While global stocks-to-use ratios of approximately 30% in 2025 make complete grain depletion within a single year highly unlikely, even modest reductions in these ratios can trigger significant price volatility. Historical precedent suggests that a multiple breadbasket failure reducing stock-to-use ratios to 20% could result in temporary price increases of 100%.

=== Social impact ===
The effects of multiple breadbasket failure could extend beyond economic disruption to impact global social stability. The world's approximately 750 million poorest individuals face particular vulnerability to food price spikes. Historically, significant food price increases have contributed to social unrest, political instability, increased instances of terrorism, and broader global conflicts.

Multiple breadbasket failures can trigger social instability through food price increases and supply disruptions. Historical examples include the 2007-2008 world food price crisis, which contributed to civil unrest in multiple regions and played a significant role in sparking the Arab Spring and subsequent Arab Winter, leading to wider conflicts such as the Syrian civil war, the Iraqi insurgency, and the Libyan crisis. Historical research indicates that countries with existing governance challenges or political instability are particularly vulnerable to food-related social unrest, such as Yemen, Tunisia, and Egypt.

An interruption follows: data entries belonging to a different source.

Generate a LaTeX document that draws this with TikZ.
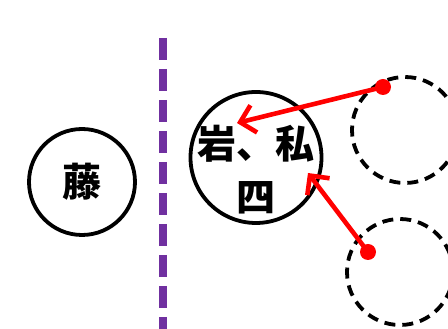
\documentclass[tikz,border=0pt]{standalone}
\usepackage{fontspec}
\newfontfamily\cjk{Noto Sans CJK JP}
\usepackage{tikz}
\usetikzlibrary{arrows.meta,positioning}
\definecolor{violetline}{HTML}{7030A0}
\definecolor{arrowred}{HTML}{FF0000}
\tikzset{person/.style={circle,draw=black,line width=3.8pt,inner sep=0pt}}
\tikzset{ghost/.style={person,dash pattern=on 11pt off 7pt}}
\tikzset{nametext/.style={font=\cjk\bfseries\fontsize{39}{53}\selectfont,align=center,inner sep=0pt}}
\tikzset{reddot/.style={circle,fill=arrowred,inner sep=0pt,minimum size=16pt}}
\tikzset{move/.style={-{Straight Barb[length=14pt,width=28pt]},draw=arrowred,line width=4.6pt}}

\begin{document}
\begin{tikzpicture}[x=1pt,y=1pt]
\useasboundingbox (0,0) rectangle (448,329);
%
{
\node (fuji) [person,minimum size=106pt] at (82,147) {};
\node (fujitext) [nametext] at (fuji.center) {藤};
}
%
{
\coordinate (wallTop) at (163,291);
\coordinate (wallBot) at (163,0);
\draw[violetline,line width=8pt,dash pattern=on 22pt off 9pt] (wallTop) -- (wallBot);
}
%
{
\node (iwa) [person,minimum size=131pt] at (256,171.5) {};
\node (iwatext) [nametext] at (256,159) {岩、私\\四};
}
%
{
\node (old1) [ghost,minimum size=106pt] at (405,199) {};
\node (old2) [ghost,minimum size=106pt] at (400,57) {};
\node (d1) [reddot] at (383,242) {};
\node (d2) [reddot] at (368,77) {};
\coordinate (t1) at (237,206);
\coordinate (t2) at (308,156);
\draw[move] (d1.center) -- (t1);
\draw[move] (d2.center) -- (t2);
}
\end{tikzpicture}
\end{document}
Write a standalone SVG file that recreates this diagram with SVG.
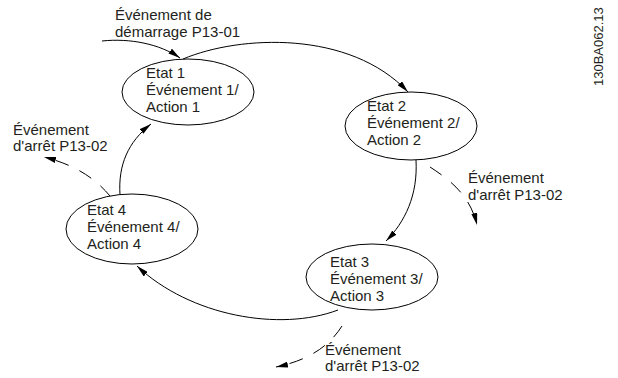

Assistant Secretary of Defense Sharon E. Burke and Cornell professor Bram Govaerts used the Russian invasion of Ukraine as an example of how conflict in regions with breadbaskets can cause global food supply chain disruptions and food availability impacts. This is due to Russia and Ukraine collectively representing the first and fifth largest wheat exporters globally, with exports valued at over $11 billion, with the conflict significantly decreasing exports.